Given Charlie’s history with cancer — he had one of his hind legs amputated in March to get rid of a tumor — the veterinarian recommended immediate surgery.
The timing couldn’t have been worse. Polcari had just been laid off from her job, and now she and her husband were looking at an $850 bill. She was also six months pregnant.
“It’s like, ‘What are we going to do? Now? Really? Of all times?’ ” Polcari said. “It’s really tough to meet our bills and to have this large amount of cost for Charlie coming up, it was just really unexpected.”
Just because Charlie had a history of cancer doesn’t mean that removing the growth was the only option. A simple sampling procedure ( fine needle aspirate) can often provide more information and distinguish between a cancer and a benign growth. And it costs under $100.

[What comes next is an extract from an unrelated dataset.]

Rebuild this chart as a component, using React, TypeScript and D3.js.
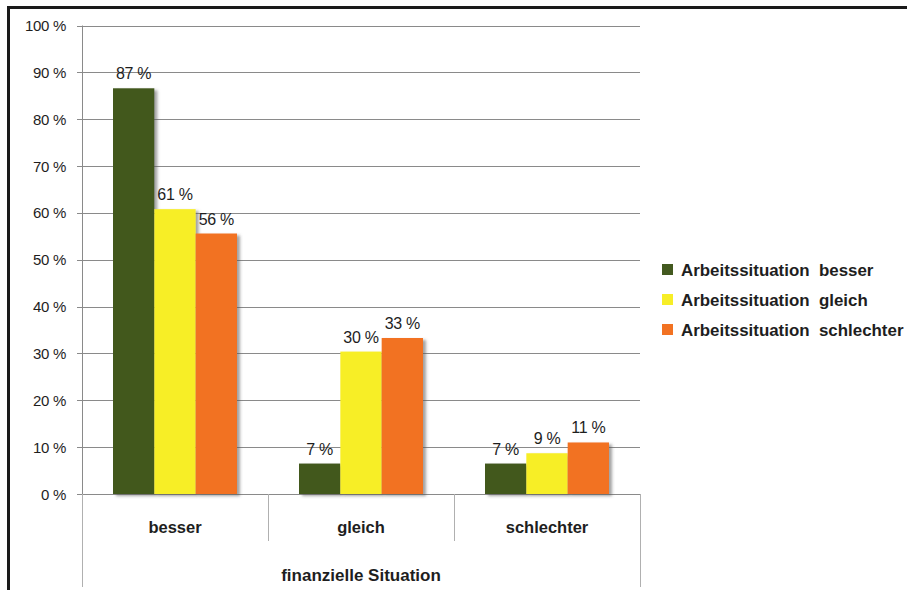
import React from "react";
import * as d3 from "d3";

const categories = ["besser", "gleich", "schlechter"];
const series = ["Arbeitssituation  besser", "Arbeitssituation  gleich", "Arbeitssituation  schlechter"];
const colors = ["#43591f", "#f7ee27", "#f27222"];
// values[categoryIndex][seriesIndex], in percent
const valuesBesser = [86.6, 60.8, 55.6];
const valuesGleich = [6.5, 30.4, 33.3];
const valuesSchlechter = [6.5, 8.7, 11.0];
const values = [valuesBesser, valuesGleich, valuesSchlechter];
const yTicks = [0, 10, 20, 30, 40, 50, 60, 70, 80, 90, 100];
const axisTitle = "finanzielle Situation";

const W = 907;
const H = 590;
const plotLeft = 82;
const plotRight = 640;
const plotTop = 25.5;
const plotBottom = 494;
const font = "'Liberation Sans', Arial, sans-serif";
const textColor = "#1e1e1e";

export default function App() {
  const y = d3.scaleLinear().domain([0, 100]).range([plotBottom, plotTop]);
  const x0 = d3.scaleBand<string>().domain(categories).range([plotLeft, plotRight]).padding(0);
  const x1 = d3
    .scaleBand<string>()
    .domain(series)
    .range([0, x0.bandwidth()])
    .paddingInner(0)
    .paddingOuter(0.75);

  return (
    <svg
      width={W}
      height={H}
      style={{ position: "absolute", left: 0, top: 0, background: "#fff" }}
      fontFamily={font}
    >
      <defs>
        <filter id="shadow" x="-20%" y="-20%" width="160%" height="140%">
          <feDropShadow dx="3" dy="2" stdDeviation="1.8" floodColor="#555" floodOpacity="0.55" />
        </filter>
      </defs>
      <rect x={0} y={0} width={W} height={H} fill="#fff" />

      {/* gridlines and y tick labels */}
      {yTicks.map((t) => (
        <g key={t}>
          <line
            x1={plotLeft - 5}
            x2={plotRight}
            y1={Math.round(y(t)) + 0.5}
            y2={Math.round(y(t)) + 0.5}
            stroke="#8a8a8a"
            strokeWidth={1}
          />
          <text
            x={66}
            y={y(t) + 5.5}
            textAnchor="end"
            fontSize={15}
            letterSpacing={-0.3}
            fill={textColor}
          >
            {`${t} %`}
          </text>
        </g>
      ))}

      {/* left axis line */}
      <line x1={plotLeft + 0.5} x2={plotLeft + 0.5} y1={plotTop} y2={plotBottom} stroke="#8a8a8a" />

      {/* category axis lines below */}
      <line x1={plotLeft + 0.5} x2={plotLeft + 0.5} y1={plotBottom} y2={587} stroke="#b0b0b0" />
      <line x1={plotRight + 0.5} x2={plotRight + 0.5} y1={plotBottom} y2={587} stroke="#b0b0b0" />
      {categories.slice(1).map((c) => (
        <line
          key={c}
          x1={(x0(c) as number) + 0.5}
          x2={(x0(c) as number) + 0.5}
          y1={plotBottom}
          y2={541}
          stroke="#b0b0b0"
        />
      ))}

      {/* bars */}
      {categories.map((c, ci) => (
        <g key={c} transform={`translate(${x0(c)},0)`}>
          {series.map((s, si) => {
            const v = values[ci][si];
            const bx = x1(s) as number;
            return (
              <rect
                key={s}
                x={bx}
                y={y(v)}
                width={x1.bandwidth()}
                height={plotBottom - y(v)}
                fill={colors[si]}
                filter="url(#shadow)"
              />
            );
          })}
          {series.map((s, si) => {
            const v = values[ci][si];
            const bx = x1(s) as number;
            return (
              <text
                key={s + "-l"}
                x={bx + x1.bandwidth() / 2}
                y={y(v) - 9}
                textAnchor="middle"
                fontSize={16}
                letterSpacing={-0.3}
                fill={textColor}
              >
                {`${Math.round(v)} %`}
              </text>
            );
          })}
        </g>
      ))}

      {/* category labels */}
      {categories.map((c) => (
        <text
          key={c}
          x={(x0(c) as number) + x0.bandwidth() / 2}
          y={533}
          textAnchor="middle"
          fontSize={16.5}
          fontWeight="bold"
          fill={textColor}
        >
          {c}
        </text>
      ))}
      <text
        x={(plotLeft + plotRight) / 2}
        y={581}
        textAnchor="middle"
        fontSize={17}
        fontWeight="bold"
        fill={textColor}
      >
        {axisTitle}
      </text>

      {/* legend */}
      {series.map((s, i) => (
        <g key={s} transform={`translate(662,${264 + i * 30})`}>
          <rect x={0} y={0} width={11} height={11} fill={colors[i]} />
          <text x={19} y={12} fontSize={16.9} fontWeight="bold" fill={textColor} style={{ whiteSpace: "pre" }}>
            {s}
          </text>
        </g>
      ))}

      {/* outer frame (top and left) */}
      <rect x={7} y={6} width={W - 7} height={3} fill="#1a1a1a" />
      <rect x={7} y={6} width={3} height={H - 6} fill="#1a1a1a" />
    </svg>
  );
}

I don’t know the details of the case so my assumption may be wrong. But there is a very important point to be made here. The most expensive treatment option is usually not the only option and sometimes not even the best option. A veterinarian’s job is not to make the decisions for the owners but to provide options to help the owners make the decisions themselves, even if the Vet may think differently. After all, it’s not his/her dog!
Ask yourself, does your Vet give you options? Does he explain the pros and the cons of each option and then let’s you decide? If not, maybe you should be looking for a different Vet.